Baltimore, MD, July 17, 2004 – The thousands of firefighters attending the 21st annual Firehouse Expo were treated to a steady drumbeat of working fires and second alarms every night. But an unusual highlight – potentially disastrous, but finally resolved without serious injury – was this odd incident on Saturday afternoon. A tethered sightseeing balloon that carries tourists above the Port Discovery museum a few blocks east of the Baltimore Convention Center became stalled at the end of its computerized winch system when sudden high winds blew in.
The 16 occupants of the balloon were buffeted for nearly two hours, with gusts approaching 50 knots, before the balloon’s backup 5-hp winch could pull them safely to the ground. The gondola’s steel cage smacked into the air conditioning shack atop Police Headquarters about 100 feet away. The erratic winds pushed the balloon up and down. An occupant of the balloon called 911 on his cell phone to report the emergency.
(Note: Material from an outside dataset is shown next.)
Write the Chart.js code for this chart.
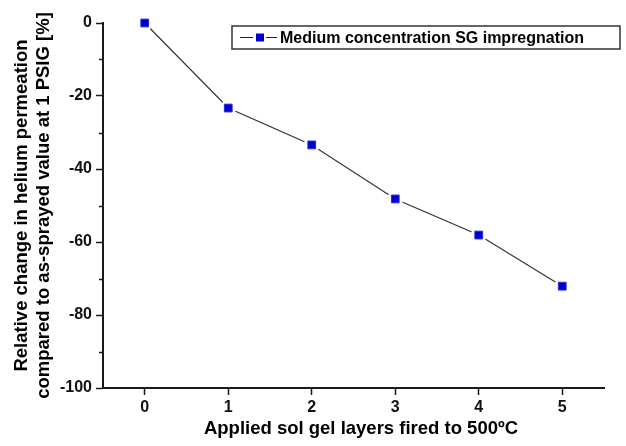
<!DOCTYPE html>
<html>
<head>
<meta charset="utf-8">
<script src="https://cdn.jsdelivr.net/npm/chart.js@4/dist/chart.umd.min.js"></script>
<style>
  html, body { margin: 0; padding: 0; background: #ffffff; }
  #wrap { width: 626px; height: 446px; position: relative; }
</style>
</head>
<body>
<div id="wrap"><canvas id="c" width="626" height="446"></canvas></div>
<script>
// ---- data ----
const layers = [0, 1, 2, 3, 4, 5];
const relChange = [0, -23.3, -33.4, -48.2, -58.1, -72.1];
const seriesLabel = 'Medium concentration SG impregnation';
const xTitle = 'Applied sol gel layers fired to 500ºC';
const yTitle = ['Relative change in helium permeation', 'compared to as-sprayed value at 1 PSIG [%]'];
const yTickStep = 20;

const points = layers.map((x, i) => ({ x: x, y: relChange[i] }));
const FONT = "'Liberation Sans', Arial, Helvetica, sans-serif";
const AXIS = '#1a1a1a';

const minorTicks = {
  id: 'minorTicks',
  afterDraw(chart) {
    const ys = chart.scales.y;
    const ctx = chart.ctx;
    const ticks = ys.ticks.map(t => t.value).sort((a, b) => a - b);
    ctx.save();
    ctx.strokeStyle = AXIS;
    ctx.lineWidth = 1.5;
    for (let i = 0; i < ticks.length - 1; i++) {
      const v = (ticks[i] + ticks[i + 1]) / 2;
      const py = Math.round(ys.getPixelForValue(v)) + 0.5;
      ctx.beginPath();
      ctx.moveTo(ys.right - 4, py);
      ctx.lineTo(ys.right, py);
      ctx.stroke();
    }
    ctx.restore();
  }
};

const xAxisTitle = {
  id: 'xAxisTitle',
  afterDraw(chart) {
    const ctx = chart.ctx;
    ctx.save();
    ctx.fillStyle = '#000000';
    ctx.font = 'bold 18.5px ' + FONT;
    ctx.textAlign = 'center';
    ctx.textBaseline = 'alphabetic';
    ctx.fillText(xTitle, 361, 434);
    ctx.restore();
  }
};

const boxLegend = {
  id: 'boxLegend',
  afterDraw(chart) {
    const ctx = chart.ctx;
    const ds = chart.data.datasets[0];
    const x0 = 232, y0 = 26, w = 388, h = 23;
    ctx.save();
    ctx.fillStyle = '#ffffff';
    ctx.fillRect(x0, y0, w, h);
    ctx.strokeStyle = '#333333';
    ctx.lineWidth = 1.5;
    ctx.strokeRect(x0, y0, w, h);
    const cy = y0 + h / 2;
    ctx.strokeStyle = '#222222';
    ctx.lineWidth = 1.2;
    ctx.beginPath();
    ctx.moveTo(x0 + 8, cy); ctx.lineTo(x0 + 21, cy);
    ctx.moveTo(x0 + 34, cy); ctx.lineTo(x0 + 45, cy);
    ctx.stroke();
    ctx.fillStyle = ds.pointBackgroundColor;
    ctx.fillRect(x0 + 24, cy - 4, 8, 8);
    ctx.fillStyle = '#000000';
    ctx.font = 'bold 16px ' + FONT;
    ctx.textBaseline = 'middle';
    ctx.textAlign = 'left';
    ctx.fillText(ds.label, x0 + 48, cy + 1);
    ctx.restore();
  }
};

new Chart(document.getElementById('c'), {
  type: 'line',
  data: {
    datasets: [
      {
        label: seriesLabel,
        data: points,
        order: 0,
        showLine: false,
        pointStyle: 'rect',
        pointRadius: 5.5,
        pointHoverRadius: 5.5,
        pointBackgroundColor: '#0000cc',
        pointBorderColor: '#2a2ad8',
        pointBorderWidth: 1,
        clip: false
      },
      {
        label: 'halo',
        data: points,
        order: 1,
        showLine: false,
        pointStyle: 'circle',
        pointRadius: 8,
        pointHoverRadius: 8,
        pointBackgroundColor: '#ffffff',
        pointBorderColor: '#ffffff',
        pointBorderWidth: 0,
        clip: false
      },
      {
        label: 'line',
        data: points,
        order: 2,
        borderColor: '#333333',
        borderWidth: 1.2,
        pointRadius: 0,
        tension: 0,
        fill: false,
        clip: false
      }
    ]
  },
  options: {
    responsive: false,
    animation: false,
    events: [],
    layout: { padding: { top: 23, right: 22, left: 0, bottom: 0 } },
    plugins: { legend: { display: false }, tooltip: { enabled: false } },
    scales: {
      x: {
        type: 'linear',
        min: -0.5,
        max: 5.5,
        afterFit(s) { s.height = 58; },
        afterBuildTicks(s) { s.ticks = layers.map(v => ({ value: v })); },
        border: { display: true, color: AXIS, width: 2 },
        grid: { drawOnChartArea: false, drawTicks: true, tickLength: 7, tickColor: AXIS, tickWidth: 1.5 },
        ticks: {
          padding: 3,
          color: '#111111',
          font: { family: FONT, size: 16, weight: 'bold' }
        },
        title: { display: false }
      },
      y: {
        type: 'linear',
        min: -100,
        max: 0,
        afterFit(s) { s.width = 103; },
        border: { display: true, color: AXIS, width: 2 },
        grid: { drawOnChartArea: false, drawTicks: true, tickLength: 7, tickColor: AXIS, tickWidth: 1.5 },
        ticks: {
          stepSize: yTickStep,
          padding: 4,
          color: '#111111',
          font: { family: FONT, size: 16, weight: 'bold' }
        },
        title: {
          display: true,
          text: yTitle,
          color: '#000000',
          padding: { top: 10.5, bottom: 0 },
          font: { family: FONT, size: 18.5, weight: 'bold', lineHeight: 22 / 18.5 }
        }
      }
    }
  },
  plugins: [minorTicks, xAxisTitle, boxLegend]
});
</script>
</body>
</html>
The Baltimore City Fire Department responded with an engine, two trucks, a battalion chief and three medic units, including Rescue 1 and the special operations team, but ultimately the jakes had little to do. At one point, because of another approaching storm, the rescue crew hooked up a snatch-block to the balloon’s cable to the rescue rig in an attempt to pull it down, but the balloon operators insisted on letting the automated systems solve the problem. EMTs transported several people to hospitals with bruises and more than a few cases of severe motion sickness.
The chief of department and the mayor responded from home, undoubtedly mindful of an eerily similar disaster only a few months earlier, when a water taxi capsized with several fatalities as a squall blew suddenly across Baltimore Harbor.